Um „soziale Härten" zu vermeiden fordert die Stiftung als weitere Maßnahme die Modernisierungsumlage für energetische Sanierungsmaßnahmen auf 1,5 Prozent abzusenken. Zu einer energetischen Modernisierung gehört beispielsweise die Fassadendämmung, besser isolierende Fenster oder die Dämmung von Rohren. Aktuell darf der Vermieter die Jahresmiete um acht Prozent der auf die Wohnung entfallenden Modernisierungskosten erhöhen. Für die Förderung energetischer Modernisierungen sollen zudem Fördermittel in der Höhe von circa zwölf Milliarden Euro pro Jahr zur Verfügung gestellt werden.
Strenge Vorschriften an die Energieeffizienz
Darüber hinaus werden strengere gesetzliche Vorschriften an die Energieeffizienz bei Neubauten und Gebäudesanierungen vorgeschlagen. So soll der Einbau fossiler Heizanlagen in Neubauten ab 2024 verboten werden. Die hier genannten Maßnahmen sind nicht die einzigen, aber die wichtigsten Grundpfeiler der von der Stiftung Klimaneutralität und der Denkfabrik Agora Energiewende geforderten Klimapolitik für den Gebäudesektor.
Gegen die vollständige Kostenübernahme laufen Vermieter- und Eigentümerverbände Sturm. Die Annahme, dass der CO2-Preis komplett vom Vermieter getragen werden müsste, um die gewünschte Wirkung zu erzielen, zeuge von „eklatantem Unwissen über ökonomische Zusammenhänge", sagt Kai Warnecke, Präsident von Haus & Grund, auf Anfrage. „Die CO2-Bepreisung dient dazu, den Menschen die Kosten ihres CO2-Konsums transparent zu machen. Nur so können sie CO2 dort einsparen, wo es sich lohnt."
Je höher der CO2-Preis steige, umso eher lohne es sich für den Mieter, eine „CO2-arm betriebene Wohnung" zu wählen, sagt Warnecke. Zur Entlastung der Mieter schlägt er die Rückerstattung der Einnahmen aus der CO2-Bepreisung in Form eines für jeden Bürger gleich hohen „Klimageldes" vor. Das Einbauverbot von herkömmlichen Heizungen in Ein- und Zweifamilienhäusern ab 2024 bezeichnet er als „absurd und praxisfremd".

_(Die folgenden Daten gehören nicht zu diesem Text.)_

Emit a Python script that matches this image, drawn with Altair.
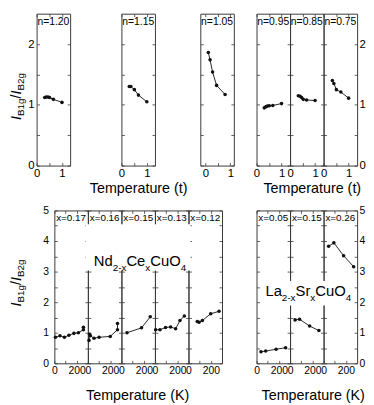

Voraussichtlich Ende Juni soll das fertig ausgearbeitete Klimaschutzprogramm, das auch zusätzliche Investitionen von acht Milliarden Euro für Klimaschutzmaßnahmen vorsieht, vom Bundeskabinett verabschiedet werden. Eine Einigung im Streit um die Aufteilung des CO2-Preises ist vor der Bundestagswahl jedoch nicht mehr zu erwarten. Somit können Vermieter diese Zusatzkosten gänzlich auf Mieter abwälzen.